With Penn State leading 20-17 and 4:08 to go in the game, Pitts took a pitch left and cut back right for a 58 yard gain that set Penn State up first and goal at the Michigan 8. After an incomplete pass left Penn State with a fourth and goal from the three, Penn State sent out the field goal team.

Here our story shifts back to Nov. 12, 1994. That year I was coaching at James Madison University and we were hosting UConn. All week we worked on the “Holder Off Tackle” fake field goal. The holder would take the snap and set the ball down for a moment before running behind a power blocking scheme.

There was vigorous debate about whether the holder placing the ball on the ground with his knee down would render him down and unable to pick up the ball and run. The rule book was consulted, the debate lasted a day or two before it was settled. The fake was legal.

Late in that game we faced a fourth down around the 30-yard line. Backup quarterback/holder Gary Lyons took the snap, set the ball down and then ran untouched for 30 yards into the end zone.

A year later as a PSU coach, Coach Bill Kenney and I looked at the Michigan field goal rush. It was the same that UConn had run the year before. We discussed the holder off-tackle. Bill looked at every single field goal and extra point rush Michigan had that season. We double- and triple-checked it with coaches Dick Anderson and Fran Ganter. Only once did Michigan vary out of dozens and dozens of plays. 

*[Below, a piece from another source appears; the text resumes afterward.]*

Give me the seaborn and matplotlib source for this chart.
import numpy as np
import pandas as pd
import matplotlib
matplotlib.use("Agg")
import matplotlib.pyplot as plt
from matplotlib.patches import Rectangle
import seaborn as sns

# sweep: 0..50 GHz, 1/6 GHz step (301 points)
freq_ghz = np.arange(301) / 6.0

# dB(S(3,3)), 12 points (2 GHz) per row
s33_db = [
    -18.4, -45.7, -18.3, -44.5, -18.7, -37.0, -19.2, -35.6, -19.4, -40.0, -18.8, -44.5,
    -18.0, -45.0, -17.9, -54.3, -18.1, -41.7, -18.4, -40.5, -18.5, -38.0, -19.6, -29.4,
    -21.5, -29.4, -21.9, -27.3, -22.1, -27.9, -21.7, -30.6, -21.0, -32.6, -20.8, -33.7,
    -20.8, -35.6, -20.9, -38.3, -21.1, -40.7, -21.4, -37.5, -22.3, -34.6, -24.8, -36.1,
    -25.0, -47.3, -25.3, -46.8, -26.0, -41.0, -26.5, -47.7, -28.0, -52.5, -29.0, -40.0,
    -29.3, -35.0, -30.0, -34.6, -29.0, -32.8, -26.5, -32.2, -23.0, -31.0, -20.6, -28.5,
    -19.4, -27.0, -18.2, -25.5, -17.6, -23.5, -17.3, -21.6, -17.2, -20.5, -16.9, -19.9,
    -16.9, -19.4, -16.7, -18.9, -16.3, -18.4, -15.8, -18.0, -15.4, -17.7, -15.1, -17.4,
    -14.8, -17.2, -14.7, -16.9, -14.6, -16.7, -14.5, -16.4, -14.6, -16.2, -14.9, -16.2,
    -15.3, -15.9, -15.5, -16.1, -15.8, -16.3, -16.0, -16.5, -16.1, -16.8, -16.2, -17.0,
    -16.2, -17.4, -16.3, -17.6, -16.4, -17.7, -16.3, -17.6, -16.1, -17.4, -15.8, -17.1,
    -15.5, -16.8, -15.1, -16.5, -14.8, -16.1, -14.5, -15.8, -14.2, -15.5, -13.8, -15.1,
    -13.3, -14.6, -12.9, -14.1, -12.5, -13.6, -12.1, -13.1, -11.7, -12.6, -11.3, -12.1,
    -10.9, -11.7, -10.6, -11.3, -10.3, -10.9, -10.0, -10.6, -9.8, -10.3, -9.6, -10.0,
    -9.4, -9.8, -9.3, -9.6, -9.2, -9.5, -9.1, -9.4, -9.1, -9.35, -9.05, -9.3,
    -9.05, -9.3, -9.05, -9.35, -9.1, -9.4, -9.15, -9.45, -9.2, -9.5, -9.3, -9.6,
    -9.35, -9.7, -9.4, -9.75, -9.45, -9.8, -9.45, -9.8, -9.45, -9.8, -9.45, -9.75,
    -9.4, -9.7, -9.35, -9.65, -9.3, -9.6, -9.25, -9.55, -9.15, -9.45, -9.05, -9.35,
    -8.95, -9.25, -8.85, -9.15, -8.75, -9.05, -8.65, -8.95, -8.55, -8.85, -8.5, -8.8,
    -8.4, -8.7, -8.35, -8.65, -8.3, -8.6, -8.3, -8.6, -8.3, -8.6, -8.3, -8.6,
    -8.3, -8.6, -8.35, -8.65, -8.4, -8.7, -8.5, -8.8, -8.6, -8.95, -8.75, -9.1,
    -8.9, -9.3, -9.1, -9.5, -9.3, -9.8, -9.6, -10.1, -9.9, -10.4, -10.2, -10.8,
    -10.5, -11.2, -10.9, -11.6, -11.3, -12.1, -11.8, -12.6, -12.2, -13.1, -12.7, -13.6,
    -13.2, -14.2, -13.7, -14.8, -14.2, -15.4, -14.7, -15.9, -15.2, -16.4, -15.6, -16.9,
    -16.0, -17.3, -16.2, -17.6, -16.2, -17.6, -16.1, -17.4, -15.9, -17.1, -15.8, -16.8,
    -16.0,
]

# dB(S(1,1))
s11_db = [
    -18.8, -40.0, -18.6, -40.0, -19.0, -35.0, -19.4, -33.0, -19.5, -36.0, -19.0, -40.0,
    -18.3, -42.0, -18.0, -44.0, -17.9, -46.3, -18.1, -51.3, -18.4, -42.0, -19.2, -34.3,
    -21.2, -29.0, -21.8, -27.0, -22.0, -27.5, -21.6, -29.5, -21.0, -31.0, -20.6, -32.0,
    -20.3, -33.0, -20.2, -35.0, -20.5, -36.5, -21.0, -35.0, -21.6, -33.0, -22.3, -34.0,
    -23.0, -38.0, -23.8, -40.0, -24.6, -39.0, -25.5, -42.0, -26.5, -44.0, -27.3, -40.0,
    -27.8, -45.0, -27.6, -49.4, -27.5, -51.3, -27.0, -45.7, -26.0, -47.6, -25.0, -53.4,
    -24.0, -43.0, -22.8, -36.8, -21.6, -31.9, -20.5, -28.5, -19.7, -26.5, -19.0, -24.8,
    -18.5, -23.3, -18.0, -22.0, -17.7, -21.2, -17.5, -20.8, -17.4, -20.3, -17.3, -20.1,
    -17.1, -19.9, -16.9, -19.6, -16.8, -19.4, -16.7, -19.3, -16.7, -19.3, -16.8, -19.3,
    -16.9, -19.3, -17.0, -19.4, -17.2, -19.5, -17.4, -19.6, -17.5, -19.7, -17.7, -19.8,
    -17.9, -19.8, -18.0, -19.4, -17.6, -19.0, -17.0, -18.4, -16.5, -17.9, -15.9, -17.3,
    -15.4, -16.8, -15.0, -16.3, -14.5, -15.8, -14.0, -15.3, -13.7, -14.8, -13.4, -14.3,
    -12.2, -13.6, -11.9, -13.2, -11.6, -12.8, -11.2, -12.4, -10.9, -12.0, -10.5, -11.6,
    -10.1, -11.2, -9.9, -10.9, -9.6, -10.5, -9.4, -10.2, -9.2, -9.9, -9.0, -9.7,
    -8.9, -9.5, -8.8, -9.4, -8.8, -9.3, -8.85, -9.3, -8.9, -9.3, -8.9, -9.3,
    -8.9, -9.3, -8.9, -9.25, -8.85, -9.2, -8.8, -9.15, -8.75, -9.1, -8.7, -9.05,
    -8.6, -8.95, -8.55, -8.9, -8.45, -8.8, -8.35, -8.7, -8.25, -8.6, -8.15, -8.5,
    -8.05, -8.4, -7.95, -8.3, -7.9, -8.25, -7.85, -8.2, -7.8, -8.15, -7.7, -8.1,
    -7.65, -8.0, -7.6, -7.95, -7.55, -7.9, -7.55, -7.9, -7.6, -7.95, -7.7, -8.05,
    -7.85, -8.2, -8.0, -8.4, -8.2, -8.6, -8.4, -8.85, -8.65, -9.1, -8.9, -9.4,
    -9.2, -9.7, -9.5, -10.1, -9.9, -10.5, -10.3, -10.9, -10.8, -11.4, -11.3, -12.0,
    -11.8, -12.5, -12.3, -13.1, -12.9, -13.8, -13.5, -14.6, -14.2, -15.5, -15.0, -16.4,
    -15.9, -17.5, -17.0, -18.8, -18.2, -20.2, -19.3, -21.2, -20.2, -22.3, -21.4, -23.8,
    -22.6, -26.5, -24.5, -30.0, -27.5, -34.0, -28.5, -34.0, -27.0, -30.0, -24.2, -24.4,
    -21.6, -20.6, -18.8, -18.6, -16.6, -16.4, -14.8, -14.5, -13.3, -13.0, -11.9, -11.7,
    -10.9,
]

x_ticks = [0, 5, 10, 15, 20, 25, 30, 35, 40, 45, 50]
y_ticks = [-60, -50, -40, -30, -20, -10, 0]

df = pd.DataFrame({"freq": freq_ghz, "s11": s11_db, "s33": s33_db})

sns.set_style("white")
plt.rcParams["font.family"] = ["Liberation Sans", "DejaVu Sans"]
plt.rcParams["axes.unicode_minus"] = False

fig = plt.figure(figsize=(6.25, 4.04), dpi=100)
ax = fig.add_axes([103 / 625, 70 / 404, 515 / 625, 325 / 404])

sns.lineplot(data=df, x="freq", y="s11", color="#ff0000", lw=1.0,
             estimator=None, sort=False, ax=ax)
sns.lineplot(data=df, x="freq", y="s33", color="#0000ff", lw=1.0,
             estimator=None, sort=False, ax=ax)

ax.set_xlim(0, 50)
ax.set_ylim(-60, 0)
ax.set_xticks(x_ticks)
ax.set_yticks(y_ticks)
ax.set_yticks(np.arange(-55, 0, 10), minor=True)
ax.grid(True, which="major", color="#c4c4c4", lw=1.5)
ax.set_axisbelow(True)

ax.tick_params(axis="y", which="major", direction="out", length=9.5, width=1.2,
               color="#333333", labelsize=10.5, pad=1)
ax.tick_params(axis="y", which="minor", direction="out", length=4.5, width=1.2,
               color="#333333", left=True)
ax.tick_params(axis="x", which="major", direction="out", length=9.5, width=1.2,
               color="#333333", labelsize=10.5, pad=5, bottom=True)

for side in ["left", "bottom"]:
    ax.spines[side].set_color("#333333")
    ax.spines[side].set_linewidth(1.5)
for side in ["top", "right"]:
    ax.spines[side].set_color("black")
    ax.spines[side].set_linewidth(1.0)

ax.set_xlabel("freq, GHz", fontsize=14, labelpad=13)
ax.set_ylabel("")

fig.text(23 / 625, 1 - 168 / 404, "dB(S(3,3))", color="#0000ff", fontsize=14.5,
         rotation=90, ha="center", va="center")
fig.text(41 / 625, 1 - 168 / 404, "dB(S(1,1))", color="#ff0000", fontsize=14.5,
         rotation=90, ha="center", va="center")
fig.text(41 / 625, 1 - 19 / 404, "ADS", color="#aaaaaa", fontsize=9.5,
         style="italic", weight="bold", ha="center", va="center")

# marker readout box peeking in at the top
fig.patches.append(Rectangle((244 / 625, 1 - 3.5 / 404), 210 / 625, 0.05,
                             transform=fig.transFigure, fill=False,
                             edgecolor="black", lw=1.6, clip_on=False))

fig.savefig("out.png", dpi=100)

To prove that it worked we even had the game video sent overnight to us from former James Madison head Coach Rip Scherer, who was now the head coach at Memphis. 

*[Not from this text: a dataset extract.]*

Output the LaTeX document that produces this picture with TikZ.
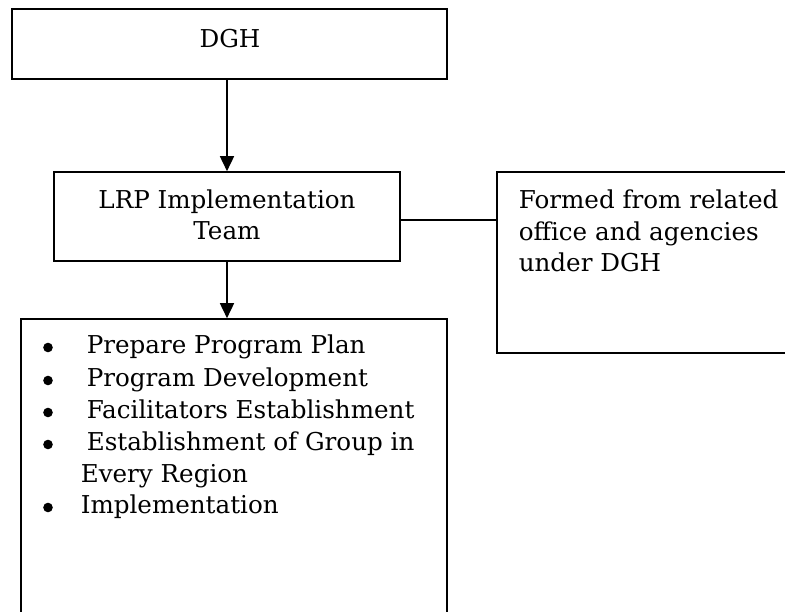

So on game day, every time we lined up for an extra point or field goal Joe asked if Michigan was staying true to form. They were. Now facing fourth and 3 with a three-point lead, Joe gave us the green light. 

In today’s analytics world, teams deciding to go for it on fourth down would keep the offense out there to run a play. Analytics are not as fun as sleight of hand.

So as the field goal team trotted onto the field, those Penn State fans wanting us to go for it were grumbling. They settled in for the predictable. What happened next was anything but.

Wide receiver Joe Nastasi set up as the holder for the kick. The ball was snapped perfectly, Joe set it down, kicker Brett Conway approached as Nastasi took off and Conway cut off the backside edge rusher. On the frontside, tight end Keith Olsommer and tackle Keith Conlin washed down the edge as fullback Jon Witman and guard Jeff Hartings kicked out a gaping hole.

A stunned home crowd erupted as Nastasi dashed into the end zone.

Even ABC analyst Dick Vermeil stated it best, yelling, “Was that a shock?” 

And as we got ready for the extra point I jokingly asked, “Should we call the fake again?” 

Sure enough, Michigan was in the same rush.

But once was enough for a long week of hard work by the community, Penn State employees and even some forced labor by inmates and fraternity pledges. It all paid off in that one glorious moment.

At fans’ post-game tailgates and as my father and I walked home after the game, no cold gray day ever felt better. That day’s avalanche of emotion became great memories forever frozen in our minds.